Ao contestar as evidências o PT não inventa um caminho. Paulo Maluf foi
acusado durante anos de desviar dinheiro para o exterior e sempre negou. A
condenação e a eventual prisão de líderes não afastam o PT do poder, mas
transformam o encontro nos jardins da casa de Maluf em algo mais que uma
simples oportunidade fotográfica. O PT não só verteu milhões para os caixas do
partido Maluf, como aceitará a tática malufista de negar as evidências, mesmo
quando são esmagadoras.
Em defesa de Maluf pode-se dizer que ele nunca prometeu a renovação ética da
política brasileira. Usa apenas um mesmo e fiel assessor de imprensa para
rebater críticas nos espaços de cartas de leitores. Descendente de árabes,
Maluf jamais, ao que me consta, culpou uma conspiração sionista por sua
desgraça. Sempre foi o Maluf apenas, sem maiores mistificações.

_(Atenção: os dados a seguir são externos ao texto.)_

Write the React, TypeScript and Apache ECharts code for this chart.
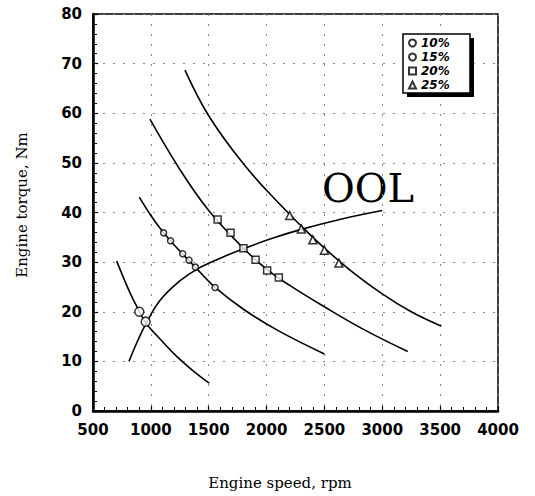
import React, { useEffect, useRef } from "react";
import * as echarts from "echarts";

// Constant-output load lines: [engine speed (rpm), torque (Nm)]
const curve10: number[][] = [
  [705, 30.2], [820, 23.8], [900, 20.1], [958, 17.7], [1100, 14.0],
  [1223, 11.0], [1360, 8.2], [1505, 5.6],
];
const curve15: number[][] = [
  [900, 43.1], [1000, 39.4], [1100, 36.2], [1200, 33.5], [1300, 31.0],
  [1400, 28.6], [1550, 25.0], [1800, 20.5], [2100, 16.2], [2500, 11.5],
];
const curve20: number[][] = [
  [992, 58.8], [1250, 48.7], [1500, 40.4], [1800, 32.8], [2000, 28.6],
  [2200, 25.3], [2500, 21.0], [2850, 16.3], [3220, 12.0],
];
const curve25: number[][] = [
  [1295, 68.7], [1500, 59.5], [1800, 49.8], [2100, 42.0], [2400, 35.0],
  [2700, 28.8], [3000, 23.6], [3250, 20.0], [3511, 17.1],
];
// Optimum operating line
const oolLine: number[][] = [
  [811, 10.0], [891, 14.4], [958, 17.6], [1080, 22.3], [1250, 26.2],
  [1400, 28.6], [1600, 30.8], [1800, 32.7], [2050, 34.8], [2300, 36.6],
  [2650, 38.7], [3000, 40.4],
];

// Measured points
const pts10: number[][] = [[900, 20.0], [955, 18.0]];
const pts15: number[][] = [
  [1110, 35.9], [1170, 34.3], [1275, 31.7], [1330, 30.4], [1385, 29.0], [1555, 24.9],
];
const pts20: number[][] = [
  [1577, 38.6], [1689, 35.9], [1800, 32.8], [1905, 30.5], [2005, 28.3], [2106, 26.9],
];
const pts25: number[][] = [
  [2200, 39.4], [2300, 36.7], [2400, 34.5], [2500, 32.4], [2625, 29.8],
];

const seriesNames = ["10%", "15%", "20%", "25%"];
const xTicks = [500, 4000, 500];
const yTicks = [0, 80, 10];

const serif = "'DejaVu Serif', 'Liberation Serif', serif";
const sans = "'DejaVu Sans', sans-serif";

function lineSeries(data: number[][]) {
  return {
    type: "line",
    data,
    smooth: 0.4,
    showSymbol: false,
    silent: true,
    lineStyle: { color: "#000", width: 1.6 },
    z: 2,
  };
}

function markerSeries(name: string, data: number[][], symbol: string, size: number) {
  return {
    name,
    type: "scatter",
    data,
    symbol,
    symbolSize: size,
    itemStyle: { color: "#fff", borderColor: "#000", borderWidth: 1.5 },
    z: 3,
  };
}

export default function App() {
  const ref = useRef<HTMLDivElement>(null);

  useEffect(() => {
    if (!ref.current) return;
    const chart = echarts.init(ref.current, null, { renderer: "svg" });
    chart.setOption({
      animation: false,
      backgroundColor: "#fff",
      grid: {
        left: 93,
        right: 37,
        top: 14,
        bottom: 85,
        show: true,
        borderColor: "#000",
        borderWidth: 1.5,
        backgroundColor: "transparent",
      },
      xAxis: {
        type: "value",
        min: xTicks[0],
        max: xTicks[1],
        interval: xTicks[2],
        axisLine: { show: true, lineStyle: { color: "#000", width: 2.5 } },
        axisTick: { show: true, inside: true, length: 5, lineStyle: { color: "#000", width: 1.2 } },
        minorTick: { show: true, splitNumber: 5, length: 4, lineStyle: { color: "#000", width: 1 } },
        axisLabel: {
          color: "#000",
          fontFamily: sans,
          fontWeight: "bold",
          fontSize: 15,
          margin: 11,
          formatter: (v: number) => String(v),
        },
        splitLine: {
          show: true,
          lineStyle: { color: "#888", width: 1, type: [2, 8] },
        },
      },
      yAxis: {
        type: "value",
        min: yTicks[0],
        max: yTicks[1],
        interval: yTicks[2],
        axisLine: { show: true, lineStyle: { color: "#000", width: 2.5 } },
        axisTick: { show: true, inside: true, length: 5, lineStyle: { color: "#000", width: 1.2 } },
        minorTick: { show: true, splitNumber: 5, length: 4, lineStyle: { color: "#000", width: 1 } },
        axisLabel: {
          color: "#000",
          fontFamily: sans,
          fontWeight: "bold",
          fontSize: 15,
          margin: 11,
          formatter: (v: number) => String(v),
        },
        splitLine: {
          show: true,
          lineStyle: { color: "#888", width: 1, type: [2, 8] },
        },
      },
      legend: {
        data: seriesNames,
        orient: "vertical",
        left: 408,
        top: 37,
        padding: 0,
        itemGap: 2,
        itemWidth: 7,
        itemHeight: 7,
        textStyle: {
          color: "#000",
          fontFamily: sans,
          fontWeight: "bold",
          fontStyle: "italic",
          fontSize: 12,
          lineHeight: 12,
        },
        z: 6,
      },
      graphic: [
        {
          type: "rect",
          z: 4,
          shape: { x: 407, y: 38, width: 67, height: 59 },
          style: { fill: "#000" },
        },
        {
          type: "rect",
          z: 5,
          shape: { x: 403, y: 34, width: 67, height: 59 },
          style: { fill: "#fff", stroke: "#000", lineWidth: 1.5 },
        },
        {
          type: "text",
          left: 322,
          top: 168,
          style: { text: "OOL", fill: "#000", font: `40px ${serif}` },
        },
        {
          type: "text",
          x: 280,
          y: 483,
          style: {
            text: "Engine speed, rpm",
            fill: "#000",
            font: `15px ${serif}`,
            align: "center",
            verticalAlign: "middle",
          },
        },
        {
          type: "text",
          x: 22,
          y: 205,
          rotation: Math.PI / 2,
          style: {
            text: "Engine torque, Nm",
            fill: "#000",
            font: `15px ${serif}`,
            align: "center",
            verticalAlign: "middle",
          },
        },
      ],
      series: [
        lineSeries(curve10),
        lineSeries(curve15),
        lineSeries(curve20),
        lineSeries(curve25),
        lineSeries(oolLine),
        markerSeries(seriesNames[0], pts10, "circle", 9),
        markerSeries(seriesNames[1], pts15, "circle", 6),
        markerSeries(seriesNames[2], pts20, "rect", 7),
        markerSeries(seriesNames[3], pts25, "triangle", 8),
      ],
    });
    return () => chart.dispose();
  }, []);

  return (
    <div
      ref={ref}
      style={{ position: "absolute", left: 0, top: 0, width: 535, height: 496 }}
    />
  );
}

Montado numa máquina publicitária, apoiado por uma miríade de intelectuais,
orientado por competentes marqueteiros, o PT viverá em escala partidária a
aventura individual de Maluf: negar as evidências. Até o momento nada indica
que assumirá a realidade. Seu caminho deve ser negar, negar, como o marido
infiel nas peças de Nelson Rodrigues - por sinal, o inventor da expressão
"óbvio ululante".
O mensalão não é um cadáver no armário, invenção de opositores ou da
imprensa. Nasceu, cresceu e implodiu nas entranhas do governo. É difícil
sentar-se em cima dos fatos. Ele são como uma baioneta: espetam.